Through the effort, Metro found that roughly 20 percent of surveyed people had experienced sexual harassment on public transportation—women were three times more likely than men to experience sexual harassment. Of those incidents, 77 percent of people never reported them.
Metro also found that 41 percent of survey participants were familiar with its antiharassment awareness campaign at the time. Those who were familiar with it were twice as likely to report an incident of harassment.
Taking these findings into account, Metro once again partnered with Collective Action DC and Stop Street Harassment to create a new sexual harassment awareness campaign for its system. The new campaign uses the slogans "You have a right to speak up" and "You deserve to be treated with respect."
The idea behind the campaign is that everyone who rides Metro deserves to be treated with respect, Ly says. "And we want people to know that anyone who feels that they've been the victim of harassment should report that incident."
The campaign also features a diverse group of individuals, designed to reflect Metro's diverse ridership—men, women, and members of the LGBTQ community, from various ethnic backgrounds.
"We wanted to be inclusive," Ly explains. "Harassment doesn't just impact one race, one gender. Everyone, regardless of what your background is, deserves to ride the system and be treated with respect."
In addition to creating a new awareness campaign, Metro also created the option for individuals to report sexual harassment incidents and remain anonymous.
"With harassment and sexual harassment, a lot of times people might be uncomfortable reporting those and having to give their name, so this is a way for someone who wants to remain anonymous to report through our portal, and we will still investigate those claims," Ly adds.
Individuals can now report incidents via Metro's Web portal, email, text, or in person at a Metro station to any frontline employee or police officer.
Following the rollout of the campaign in 2017, Ly says Metro has seen an increase in the number of sexual harassment incidents reported. There were 61 reported incidents to its sexual harassment portals in 2017, compared to just 37 the previous year, according to Metro's Semi-Annual Security Report. Of those incidents, 34 were harassment, 16 were criminal nonsexual incidents, and 11 criminal incidents—down from 16 in 2016.

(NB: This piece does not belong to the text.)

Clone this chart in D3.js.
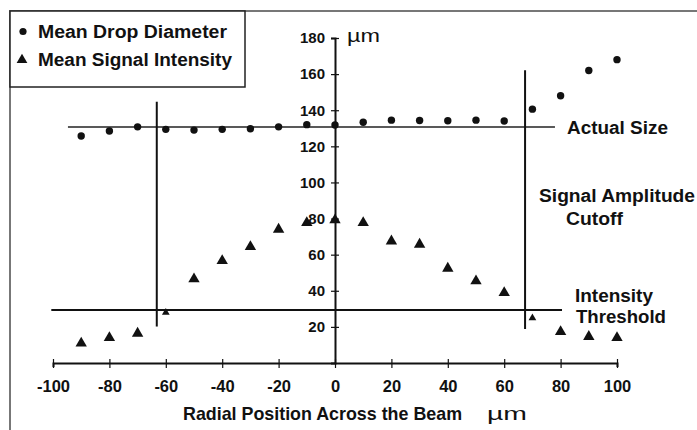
<!DOCTYPE html>
<html>
<head>
<meta charset="utf-8">
<script src="https://cdn.jsdelivr.net/npm/d3@7/dist/d3.min.js"></script>
<style>
  html, body { margin: 0; padding: 0; background: #fff; }
  svg { display: block; font-family: "Liberation Sans", Arial, sans-serif; }
</style>
</head>
<body>
<svg id="chart" width="697" height="430"></svg>
<script>
// ---- data ----
const positions = [-90,-80,-70,-60,-50,-40,-30,-20,-10,0,10,20,30,40,50,60,70,80,90,100];
const dropDiameter = [125.7,128.5,130.8,129.4,129,129.4,129.7,130.8,132,131.8,133.3,134.5,134.3,134.2,134.5,134,140.6,148,162,168];
const signalIntensity = [10.9,14,16.4,28,46.5,56.6,64.4,74,77.7,79.2,77.7,67.5,65.7,52.4,45.4,38.9,24.9,17.3,14.6,14];
const smallMarkers = [-60, 70];
const xTicks = [-100,-80,-60,-40,-20,0,20,40,60,80,100];
const yTicks = [20,40,60,80,100,120,140,160,180];
const actualSize = {value: 130.7, from: -94.7, to: 78};
const threshold = {value: 29.4, from: -100.6, to: 80.5};
const cutoffs = [{x: -63.2, from: 20.2, to: 144.7}, {x: 67.4, from: 18.8, to: 162.2}];

const svg = d3.select("#chart");
const x = d3.scaleLinear().domain([-100, 100]).range([53, 617]);
const y = d3.scaleLinear().domain([0, 180]).range([363, 38]);

// outer frame
svg.append("path").attr("d", "M10,430 L10,11 L697,11")
  .attr("fill", "none").attr("stroke", "#777").attr("stroke-width", 2);

// legend box
svg.append("rect").attr("x", 10).attr("y", 11).attr("width", 235).attr("height", 76)
  .attr("fill", "#fff").attr("stroke", "#222").attr("stroke-width", 1.5);

function label(txt, px, py, size, width, weight) {
  const t = svg.append("text").attr("x", px).attr("y", py)
    .attr("font-size", size).attr("font-weight", weight || "bold")
    .attr("fill", "#111").text(txt);
  if (width) t.attr("textLength", width).attr("lengthAdjust", "spacingAndGlyphs");
  return t;
}

svg.append("circle").attr("cx", 23).attr("cy", 31.5).attr("r", 3.6).attr("fill", "#111");
svg.append("path").attr("d", d3.symbol(d3.symbolTriangle, 50)())
  .attr("transform", "translate(22,60)").attr("fill", "#111");
label("Mean Drop Diameter", 38, 37.5, 17.5, 189);
label("Mean Signal Intensity", 38, 66, 17.5, 194);

// reference lines
svg.append("line")
  .attr("x1", x(actualSize.from)).attr("x2", x(actualSize.to))
  .attr("y1", y(actualSize.value)).attr("y2", y(actualSize.value))
  .attr("stroke", "#222").attr("stroke-width", 1.5);
svg.append("line")
  .attr("x1", x(threshold.from)).attr("x2", x(threshold.to))
  .attr("y1", y(threshold.value)).attr("y2", y(threshold.value))
  .attr("stroke", "#111").attr("stroke-width", 2);
svg.selectAll("line.cut").data(cutoffs).join("line").attr("class", "cut")
  .attr("x1", d => x(d.x)).attr("x2", d => x(d.x))
  .attr("y1", d => y(d.from)).attr("y2", d => y(d.to))
  .attr("stroke", "#111").attr("stroke-width", 2);

// axes
const xAxis = svg.append("g").attr("transform", `translate(0,${y(0)})`)
  .call(d3.axisBottom(x).tickValues(xTicks).tickFormat(d => String(d)).tickSizeOuter(0).tickSize(4));
xAxis.select(".domain").attr("stroke", "#111").attr("stroke-width", 2);
xAxis.selectAll(".tick line").attr("y1", -4).attr("y2", 5).attr("stroke", "#111").attr("stroke-width", 1.2);
xAxis.selectAll(".tick text").attr("y", 29).attr("dy", null)
  .attr("font-size", 16.5).attr("font-weight", "bold").attr("fill", "#111")
  .attr("font-family", '"Liberation Sans", Arial, sans-serif');

const yAxis = svg.append("g").attr("transform", `translate(${x(0)},0)`)
  .call(d3.axisLeft(y).tickValues(yTicks).tickFormat(d => String(d)).tickSizeOuter(0).tickSize(4));
yAxis.select(".domain").attr("stroke", "#111").attr("stroke-width", 2);
yAxis.selectAll(".tick line").attr("x1", -4).attr("x2", 4).attr("stroke", "#111").attr("stroke-width", 1.2);
yAxis.selectAll(".tick text").attr("x", -10)
  .attr("font-size", 15).attr("font-weight", "bold").attr("fill", "#111")
  .attr("font-family", '"Liberation Sans", Arial, sans-serif');

// data marks
const pts = positions.map((p, i) => ({p, d: dropDiameter[i], s: signalIntensity[i]}));
svg.selectAll("circle.dia").data(pts).join("circle").attr("class", "dia")
  .attr("cx", d => x(d.p)).attr("cy", d => y(d.d)).attr("r", 3.7).attr("fill", "#111");
svg.selectAll("path.sig").data(pts).join("path").attr("class", "sig")
  .attr("d", d => d3.symbol(d3.symbolTriangle, smallMarkers.includes(d.p) ? 26 : 56)())
  .attr("transform", d => `translate(${x(d.p)},${y(d.s)})`)
  .attr("fill", "#111");

// annotations
label("\u00b5m", 347, 42, 18, 33, "normal");
label("Actual Size", 567, 134, 17.5, 101);
label("Signal Amplitude", 539, 201.5, 17.5, 156);
label("Cutoff", 566, 225, 17.5, 57);
label("Intensity", 575, 301.5, 17.5, 78);
label("Threshold", 576, 323, 17.5, 90);
label("Radial Position Across the Beam", 183, 420, 19, 279);
label("\u00b5m", 487, 420, 19, 40, "normal");
</script>
</body>
</html>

"We think it's a good thing that we are seeing more and more people reporting, but at the same time you're seeing the number of incidents that rise to the level of criminal declining because we're also sending a message to those that might think about doing some like this that it's not okay," Ly says. "We're putting them on notice—that we take these things seriously, and that if a crime has occurred, we will investigate and hopefully find the person responsible."